[STORED RECORDS]
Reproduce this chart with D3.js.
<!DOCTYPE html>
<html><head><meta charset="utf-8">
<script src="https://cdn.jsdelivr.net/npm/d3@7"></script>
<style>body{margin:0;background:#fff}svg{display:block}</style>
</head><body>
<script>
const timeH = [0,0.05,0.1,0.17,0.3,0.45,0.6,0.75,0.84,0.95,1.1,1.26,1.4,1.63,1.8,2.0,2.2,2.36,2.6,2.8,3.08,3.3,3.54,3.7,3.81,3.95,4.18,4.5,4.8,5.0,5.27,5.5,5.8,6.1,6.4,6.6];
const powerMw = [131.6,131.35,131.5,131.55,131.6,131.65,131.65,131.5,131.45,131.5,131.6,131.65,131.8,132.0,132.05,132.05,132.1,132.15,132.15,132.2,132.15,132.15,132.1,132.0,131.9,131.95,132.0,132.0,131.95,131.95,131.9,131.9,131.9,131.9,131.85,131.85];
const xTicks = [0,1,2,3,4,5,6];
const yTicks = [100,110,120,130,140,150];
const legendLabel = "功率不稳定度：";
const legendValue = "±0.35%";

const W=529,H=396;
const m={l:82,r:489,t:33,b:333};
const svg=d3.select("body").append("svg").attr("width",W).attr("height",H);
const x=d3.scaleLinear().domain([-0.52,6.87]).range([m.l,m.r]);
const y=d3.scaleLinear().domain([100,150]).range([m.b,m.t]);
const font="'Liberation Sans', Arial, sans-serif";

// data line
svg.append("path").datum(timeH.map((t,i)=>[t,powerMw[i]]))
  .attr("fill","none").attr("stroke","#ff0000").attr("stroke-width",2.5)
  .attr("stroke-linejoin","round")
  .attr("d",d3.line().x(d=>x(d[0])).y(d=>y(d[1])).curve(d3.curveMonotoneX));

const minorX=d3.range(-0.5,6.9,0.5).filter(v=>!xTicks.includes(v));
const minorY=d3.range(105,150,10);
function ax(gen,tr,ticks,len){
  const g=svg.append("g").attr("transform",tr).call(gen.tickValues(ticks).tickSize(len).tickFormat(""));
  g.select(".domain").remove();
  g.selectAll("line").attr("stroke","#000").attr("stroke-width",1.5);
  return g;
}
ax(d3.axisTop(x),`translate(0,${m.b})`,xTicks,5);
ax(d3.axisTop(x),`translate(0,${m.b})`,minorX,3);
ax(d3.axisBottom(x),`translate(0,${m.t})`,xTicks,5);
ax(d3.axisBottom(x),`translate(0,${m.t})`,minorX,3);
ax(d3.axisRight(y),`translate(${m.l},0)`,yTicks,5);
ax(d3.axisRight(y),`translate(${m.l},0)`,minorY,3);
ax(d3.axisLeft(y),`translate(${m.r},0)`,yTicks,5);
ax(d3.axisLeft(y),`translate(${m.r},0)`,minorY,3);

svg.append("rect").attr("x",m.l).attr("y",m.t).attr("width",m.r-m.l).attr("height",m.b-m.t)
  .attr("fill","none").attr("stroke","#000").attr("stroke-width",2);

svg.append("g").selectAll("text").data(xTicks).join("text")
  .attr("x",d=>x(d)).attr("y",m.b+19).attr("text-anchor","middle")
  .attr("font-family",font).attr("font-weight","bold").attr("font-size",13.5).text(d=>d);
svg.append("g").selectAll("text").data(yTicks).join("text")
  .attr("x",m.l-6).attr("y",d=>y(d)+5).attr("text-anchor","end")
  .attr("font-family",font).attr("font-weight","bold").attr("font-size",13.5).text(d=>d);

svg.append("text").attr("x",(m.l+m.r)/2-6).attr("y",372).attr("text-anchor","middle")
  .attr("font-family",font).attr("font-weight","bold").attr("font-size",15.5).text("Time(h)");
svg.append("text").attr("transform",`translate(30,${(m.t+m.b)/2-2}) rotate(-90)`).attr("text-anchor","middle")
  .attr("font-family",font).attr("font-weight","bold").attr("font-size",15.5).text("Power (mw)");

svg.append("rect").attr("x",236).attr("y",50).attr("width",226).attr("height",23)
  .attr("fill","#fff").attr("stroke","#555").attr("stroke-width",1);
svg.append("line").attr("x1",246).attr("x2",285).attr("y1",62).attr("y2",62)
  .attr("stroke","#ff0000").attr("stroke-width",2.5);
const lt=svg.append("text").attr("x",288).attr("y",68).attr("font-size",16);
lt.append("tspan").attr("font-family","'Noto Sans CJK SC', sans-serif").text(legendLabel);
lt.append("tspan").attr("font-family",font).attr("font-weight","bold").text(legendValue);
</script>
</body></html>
==
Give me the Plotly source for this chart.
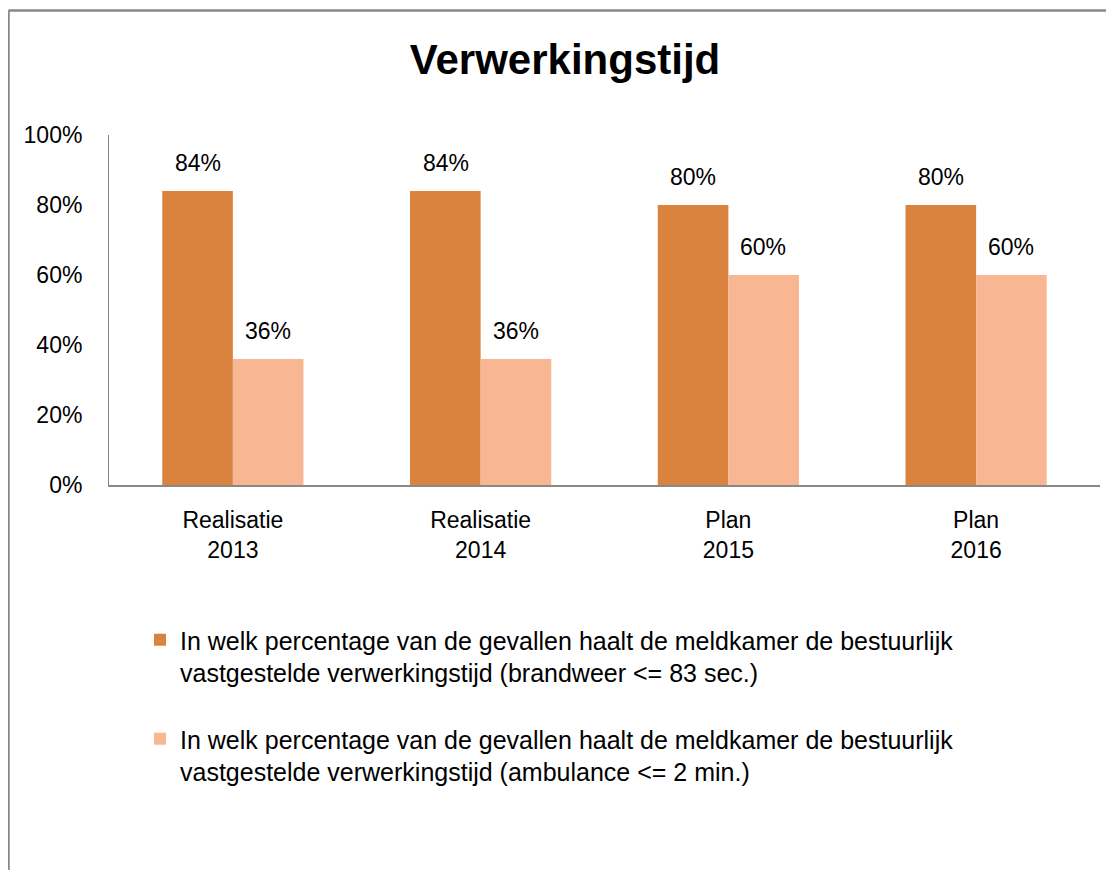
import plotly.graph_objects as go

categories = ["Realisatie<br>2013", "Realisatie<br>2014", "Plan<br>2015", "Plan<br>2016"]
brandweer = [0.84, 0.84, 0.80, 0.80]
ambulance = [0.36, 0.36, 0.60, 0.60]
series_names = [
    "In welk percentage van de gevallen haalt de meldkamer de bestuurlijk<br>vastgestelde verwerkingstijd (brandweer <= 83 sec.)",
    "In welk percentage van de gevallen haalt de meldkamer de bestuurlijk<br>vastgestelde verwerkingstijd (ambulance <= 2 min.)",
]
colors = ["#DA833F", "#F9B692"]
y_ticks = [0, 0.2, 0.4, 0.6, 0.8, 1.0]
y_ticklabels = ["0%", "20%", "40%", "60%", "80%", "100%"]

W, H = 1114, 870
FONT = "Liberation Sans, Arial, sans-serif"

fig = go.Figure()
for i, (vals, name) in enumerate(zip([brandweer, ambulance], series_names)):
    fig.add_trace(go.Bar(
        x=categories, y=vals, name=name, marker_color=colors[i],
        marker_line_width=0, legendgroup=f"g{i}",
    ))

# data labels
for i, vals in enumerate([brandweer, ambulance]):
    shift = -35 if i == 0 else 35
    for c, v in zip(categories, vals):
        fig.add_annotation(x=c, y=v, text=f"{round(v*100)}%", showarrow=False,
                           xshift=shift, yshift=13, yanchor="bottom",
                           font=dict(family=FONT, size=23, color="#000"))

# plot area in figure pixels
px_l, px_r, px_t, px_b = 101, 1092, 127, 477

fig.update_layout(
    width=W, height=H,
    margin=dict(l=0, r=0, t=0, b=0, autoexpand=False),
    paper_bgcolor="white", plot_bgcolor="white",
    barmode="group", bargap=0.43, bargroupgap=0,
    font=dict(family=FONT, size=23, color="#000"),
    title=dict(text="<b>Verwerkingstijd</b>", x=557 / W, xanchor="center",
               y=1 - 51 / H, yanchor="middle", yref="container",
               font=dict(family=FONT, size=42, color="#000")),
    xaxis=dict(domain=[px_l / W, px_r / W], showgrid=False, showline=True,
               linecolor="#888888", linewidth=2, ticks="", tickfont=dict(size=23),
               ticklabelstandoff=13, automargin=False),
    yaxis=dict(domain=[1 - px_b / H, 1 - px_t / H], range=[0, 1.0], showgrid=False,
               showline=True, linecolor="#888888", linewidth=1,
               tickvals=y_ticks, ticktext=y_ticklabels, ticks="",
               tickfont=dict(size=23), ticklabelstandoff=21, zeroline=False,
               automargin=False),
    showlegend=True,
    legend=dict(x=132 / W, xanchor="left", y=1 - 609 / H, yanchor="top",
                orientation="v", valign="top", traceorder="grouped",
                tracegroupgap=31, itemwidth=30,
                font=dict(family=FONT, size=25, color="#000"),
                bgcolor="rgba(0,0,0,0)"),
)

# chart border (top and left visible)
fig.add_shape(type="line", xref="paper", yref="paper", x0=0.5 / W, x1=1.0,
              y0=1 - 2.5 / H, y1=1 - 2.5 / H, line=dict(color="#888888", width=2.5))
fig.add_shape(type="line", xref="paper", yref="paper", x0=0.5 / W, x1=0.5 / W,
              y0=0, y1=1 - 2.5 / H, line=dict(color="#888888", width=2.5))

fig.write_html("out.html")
---
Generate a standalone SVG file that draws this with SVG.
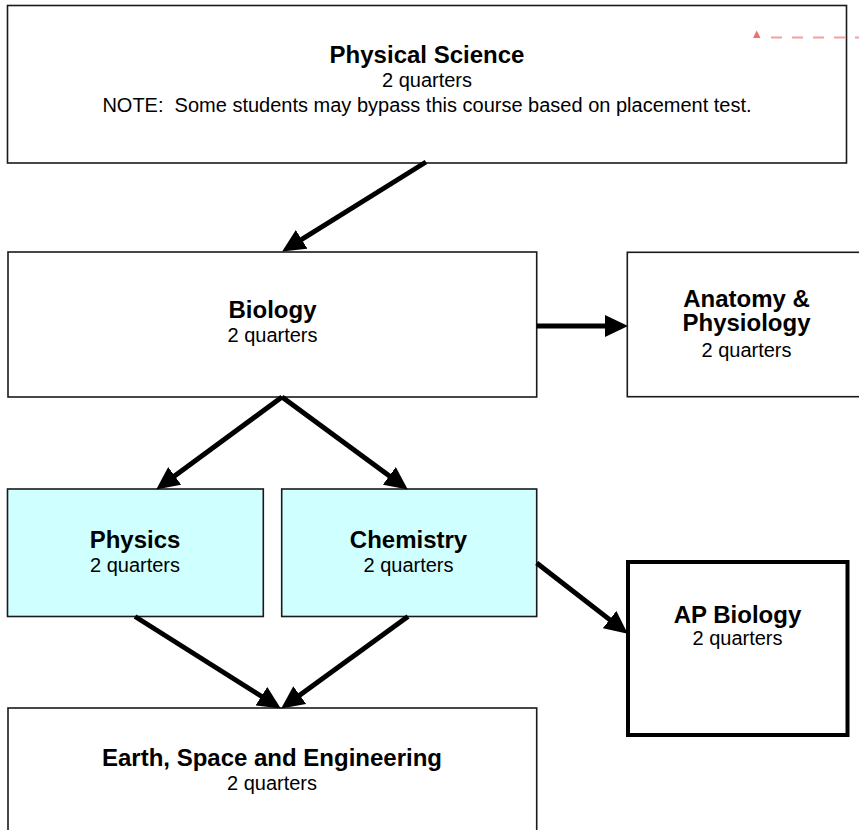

[SHORT EXERCISE]
Copy, exactly as they stand, the lines from the one that holds "Give me the Plotly source for this chart." to the one that holds "px_l, px_r, px_t, px_b = 101, 1092, 127, 477", both included, and drop every picture.

[TASK SOLUTION]
Give me the Plotly source for this chart.
import plotly.graph_objects as go

categories = ["Realisatie<br>2013", "Realisatie<br>2014", "Plan<br>2015", "Plan<br>2016"]
brandweer = [0.84, 0.84, 0.80, 0.80]
ambulance = [0.36, 0.36, 0.60, 0.60]
series_names = [
    "In welk percentage van de gevallen haalt de meldkamer de bestuurlijk<br>vastgestelde verwerkingstijd (brandweer <= 83 sec.)",
    "In welk percentage van de gevallen haalt de meldkamer de bestuurlijk<br>vastgestelde verwerkingstijd (ambulance <= 2 min.)",
]
colors = ["#DA833F", "#F9B692"]
y_ticks = [0, 0.2, 0.4, 0.6, 0.8, 1.0]
y_ticklabels = ["0%", "20%", "40%", "60%", "80%", "100%"]

W, H = 1114, 870
FONT = "Liberation Sans, Arial, sans-serif"

fig = go.Figure()
for i, (vals, name) in enumerate(zip([brandweer, ambulance], series_names)):
    fig.add_trace(go.Bar(
        x=categories, y=vals, name=name, marker_color=colors[i],
        marker_line_width=0, legendgroup=f"g{i}",
    ))

# data labels
for i, vals in enumerate([brandweer, ambulance]):
    shift = -35 if i == 0 else 35
    for c, v in zip(categories, vals):
        fig.add_annotation(x=c, y=v, text=f"{round(v*100)}%", showarrow=False,
                           xshift=shift, yshift=13, yanchor="bottom",
                           font=dict(family=FONT, size=23, color="#000"))

# plot area in figure pixels
px_l, px_r, px_t, px_b = 101, 1092, 127, 477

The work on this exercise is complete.